Node ID return type int -> uint64

Question

Node ID return type int -> uint64

baijum opened this issue 9 years ago · comments

Is it possible to change the return type of Node ID method from int to uint64 ? The size of type int depends on architecture where as uint64 would be more portable.

Side note: Hash algorithms like SipHash return uint64 by default ( https://github.com/dchest/siphash ) I am thinking to use that, if you change the return type.

Dan Kortschak · Answer 1 · Wed Jul 01 2015 05:04:59 GMT+0800 (China Standard Time)

I would rather not. Negative node IDs can be useful (e.g. 2-SAT problem) and I'm not convinced by the portability claim - the source is portable and we don't currently have and binary graph representation.

Can you explain how you want to use SipHash and how that is relevant here?

Baiju Muthukadan · Answer 2 · Wed Jul 01 2015 12:29:20 GMT+0800 (China Standard Time)

Well, I am very new to Graph. Now I am trying to solve a dependency analysis problem using DAG.

As per the spec the size of int is implementation specific. So, if the IDs are retrieved from a persistent store, there is a chance to get the constant NNN overflows int error.
https://golang.org/ref/spec#Numeric_types
If negative numbers are really required, why not use int32 or int64?
(BTW, int64 is supported on 32 bit platforms: https://groups.google.com/forum/#!topic/golang-nuts/mtnn-01Dh_I )

Regarding the SipHash, I was thinking I can create unique IDs for my nodes from certain string parameters using that hash. May be this design is not really required. I am in early stage of my development.

Dan Kortschak · Answer 3 · Wed Jul 01 2015 12:53:30 GMT+0800 (China Standard Time)

If you are writing code that you expect to create persistent data and you intend to share that between 32- and 64- bit archs, then you need to ensure that you your node IDs fit within 32 bits. How you serialise the node data is up to you, but there are plenty of arch agnostic methods available if you follow the above restriction.

Why not the fixed size ints? Because int matches the size of data store available for the arch without doubling the size of the ID needed (for some graphs this may be a signficant burden).

Using a hash to generate ID seems foolhardy. How do you know that you will not get a hash collision? Sure, the probability if low, but why not just make pool of IDs that you can draw from and keep those as well as whatever data you are storing in the node? I'm also wondering why you want to use a cryptographic hash for this.

I really can't see a good justification for making this change.
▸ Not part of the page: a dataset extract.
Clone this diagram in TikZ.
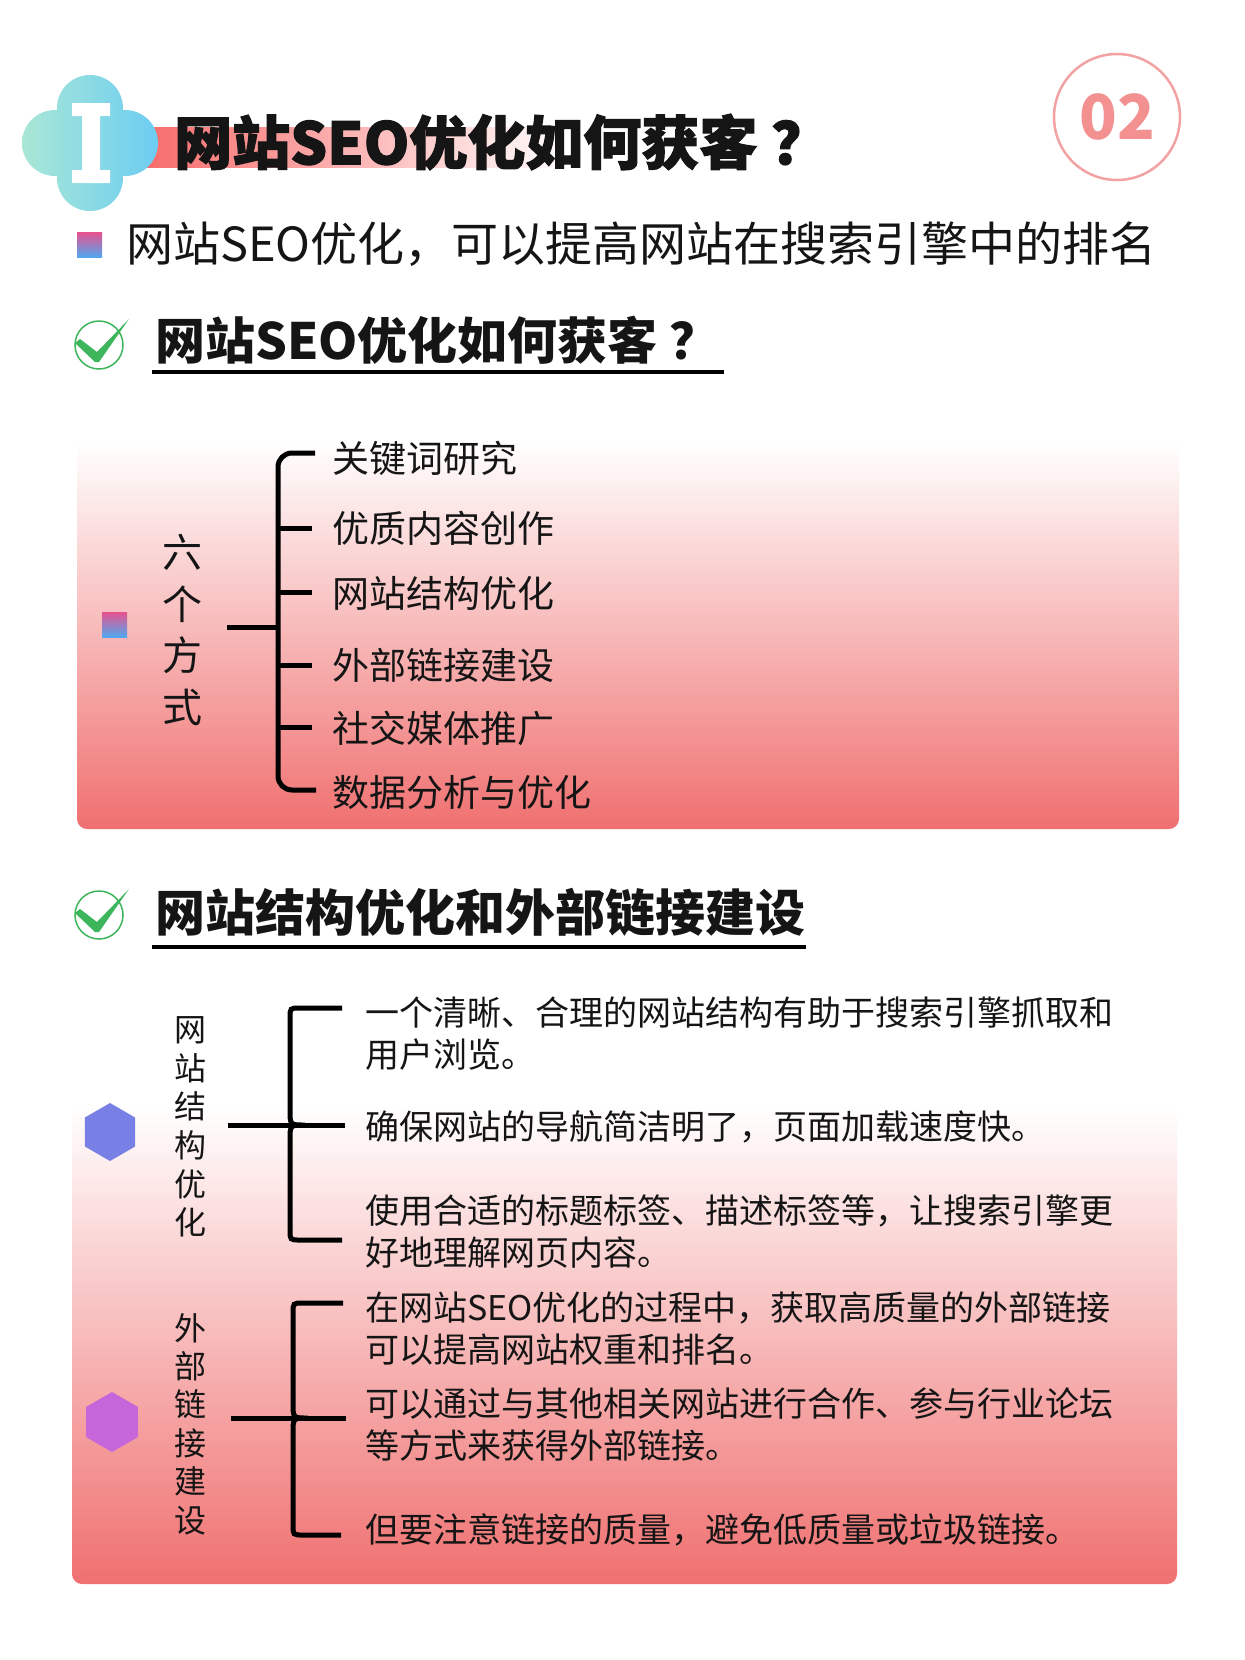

Baiju Muthukadan · Answer 4 · Wed Jul 01 2015 13:16:20 GMT+0800 (China Standard Time)

Thanks for the feedback, you can close this issue.

BTW, SipHash is not a cryptographic hash: https://131002.net/siphash/ (Users include Python, Ruby, JRuby, Rust, Redis etc.)

Dan Kortschak · Answer 5 · Wed Jul 01 2015 13:20:13 GMT+0800 (China Standard Time)

It's a fast cryptographic hash. Yes, it's used as a hashing system for many languages' associative arrays, but this is principally because it prevents the kind of things a crypto hash prevents, just faster.